Oleh: Nurul Fashliyah Thamrin
Seberapa sering kamu merasa terluka? Pernahkah kamu menghitungnya? Pernahkah kamu benar-benar menyadarinya, atau hanya membiarkannya mengendap, berharap waktu akan menghapusnya di kemudian hari?
Kadang, kita baru sadar pernah terluka ketika waktu sudah berlalu jauh, saat sesuatu yang kecil, entah kata, situasi, atau peristiwa, tiba-tiba mengusik apa yang telah lama terkubur dalam ingatan.

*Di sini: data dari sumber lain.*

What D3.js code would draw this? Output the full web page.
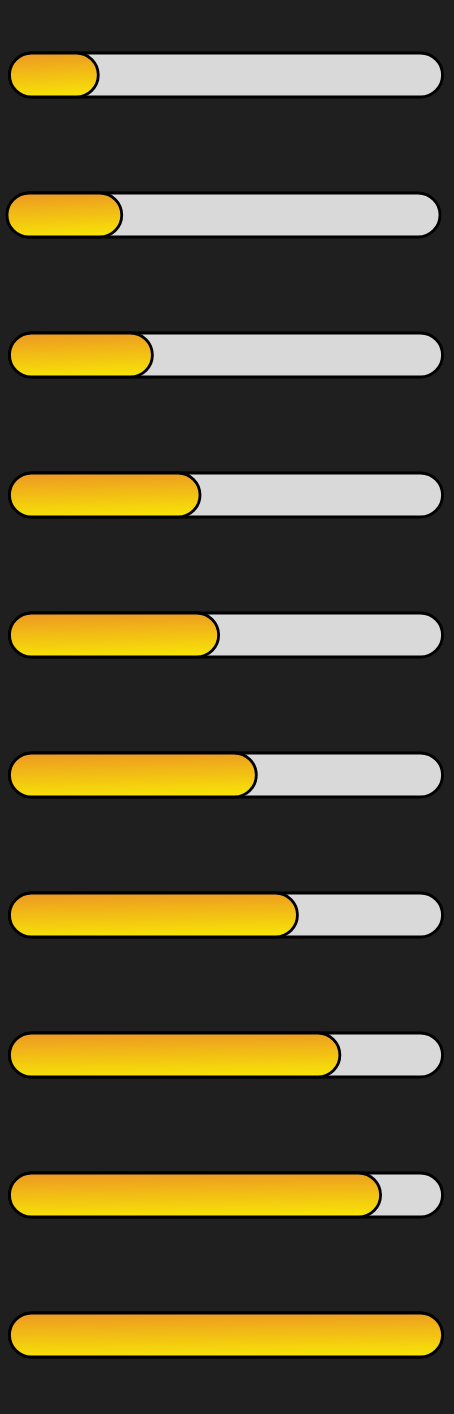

Dalam kondisi seperti ini, sebagian dari kita mungkin memilih untuk diam, berpikir luka akan sembuh dengan sendirinya, atau menganggapnya tidak penting.
Namun siapa yang tahu, mungkin di situlah diri sedang benar-benar membutuhkan pertolongan.
Jadi, apakah ini bentuk dari ketidaktahuan, atau keengganan untuk benar-benar melihat ke dalam diri?
Budaya yang Membungkam Perasaan
Ketidaktahuan dan keengganan sering berjalan beriringan, seperti dua sisi dari kegelapan yang sama.
Ketidaktahuan membuat seseorang tidak sadar bahwa dirinya sedang terluka, sementara keengganan membuatnya tahu bahwa ia terluka, namun memilih untuk tidak melihat luka itu.
Dalam budaya kita yang begitu menjunjung kekuatan dan kesabaran, kita jarang diberi ruang untuk merasa lemah. Kita diajarkan untuk menahan air mata.
Sejak kecil, ketika terjatuh, hal pertama yang kita lakukan adalah menangis. Itu adalah refleks alami untuk mengekspresikan emosi, entah karena sakit, kaget, atau takut dimarahi. Namun alih-alih ditenangkan atau ditanya apakah kita baik-baik saja, yang sering kita dengar justru kalimat seperti, “jangan menangis” atau “berdiri sendiri”.